Marjorie Riordan | |
Birth Date: | 24 January 1920 |
Birth Name: | Marjorie Jane Riordan |
Spouse: | |
Children: | 1[1] |
Birth Place: | Washington, District of Columbia, U.S. |
Resting Place: | Westwood Village Memorial Park |
Occupation: | Actress, model, clinical psychologist |
Marjorie Riordan (January 24, 1920 – March 8, 1984) was an American motion picture actress,[2] [3] model,[4] and clinical psychologist.
Riordan was born in Washington, District of Columbia. Her family relocated to Milwaukee, Wisconsin, where she attended high school and later studied drama for two years at the University of Wisconsin from 1937 to 1939, before moving to Los Angeles, California.[5] [6]
Her interest in movies grew while living near the motion picture studios, but she first took a job working as a doctor's secretary and assistant, then using her spare time to look for film-related jobs on the side.[7] While modelling in Los Angeles and making uncredited appearances in films, she was chosen for a small role in the wartime B-movie melodrama Parachute Nurse (1942).

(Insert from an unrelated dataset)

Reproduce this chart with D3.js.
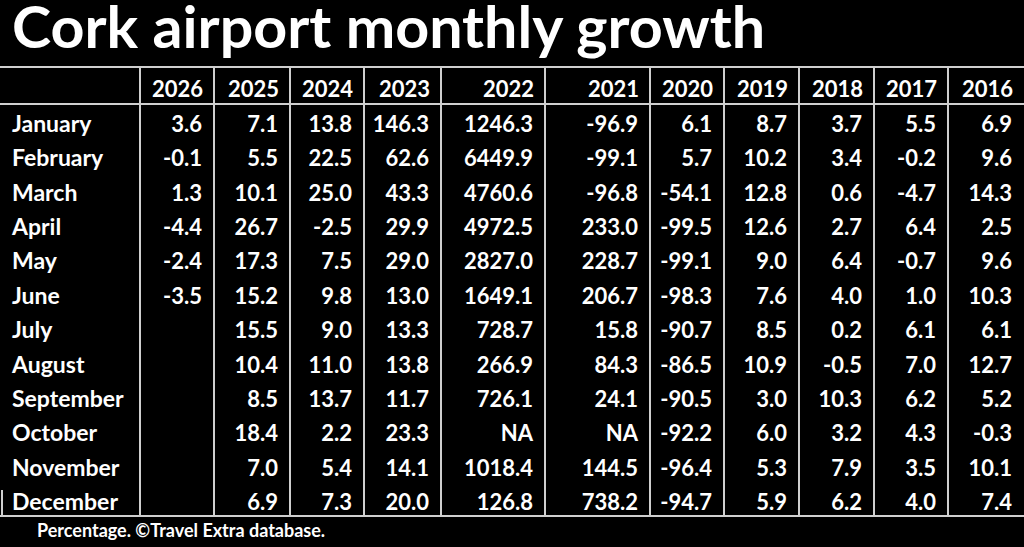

The Hollywood producer Sol Lesser and later president of the Sol Lesser Productions Inc.,[8] often looking for new faces and unknown talent, signed Riordan as a contract player after she approached him about possible roles. Riordan made her debut in the Sol Lesser film, Stage Door Canteen (1943), a morale boosting musical revue picture made during World War II, where she played actor Lon McAllister’s girl of interest in the story, before his character “California” received assignment orders to leave for the war.[9] [10] Many well known film screen, stage and radio stars were featured in the films various stage performances, but Sol Lesser purposely went against conventions and cast other unknowns for the main story acting roles. The other newly contracted players featured in addition to Riordan included Lon McCallister, Margaret Early, Sunset Carson (as Michael Harrison) and Cheryl Walker, a former “stand-in” for actresses Veronica Lake, Claudette Colbert and Madeleine Carroll.[11]
Shortly afterwards, Riordan's contract was transferred from Sol Lesser Productions to Warner Bros.[12] where she was cast as Bette Davis's daughter Fanny Jr. in Mr. Skeffington (1944).[13] [14] In 1945, she went on to act alongside Basil Rathbone and Nigel Bruce in a Universal Pictures produced film titled Pursuit to Algiers (1945) where she had both an acting[15] [16] and singing performance role.[17]
Riordan often took part in various activities related to the war effort campaigns that were common during 1941–1945 by participating in USO canteen activities and other services that were provided to enlisted U.S. military members.[18] She also assisted in the fundraising efforts that were part of the joint Navy and Red Cross campaign to sell war bonds to help raise money that would go towards building the cruiser USS Los Angeles.[19] The wartime effort activities she participated in along with the increased visibility that the film Stage Door Canteen had brought, and her modelling experience, lead her to also be promoted as a pin-up beauty[20] among G.Is.[21] On June 25, 1945, as part of the widespread “help the war effort campaigns”, the California department of motor vehicles bestowed the title of “Share - the - Ride - Girl” upon Riordan to help the war effort by encouraging motorist to share their cars.[22]
She continued to appear in film supporting roles into the 1950s, while attending graduate school to study speech pathology, which later evolved into the study of clinical psychology.[23] After she further developed a career as a clinical psychologist,[24] she eventually gave up acting altogether.
Riordan's real life seemed to echo the role she had played in the film Stage Door Canteen (1943). While entertaining at a serviceman's canteen event, she met a Marine Major named George T. Lumpkin, and they married in 1945.[25] [26] After her first marriage ended, she later married Allan Schlaff, a PhD fellow clinical psychologist,[27] on February 21, 1958.[28] Schlaff died in 1972. Riordan died in 1984 of breast cancer.[1]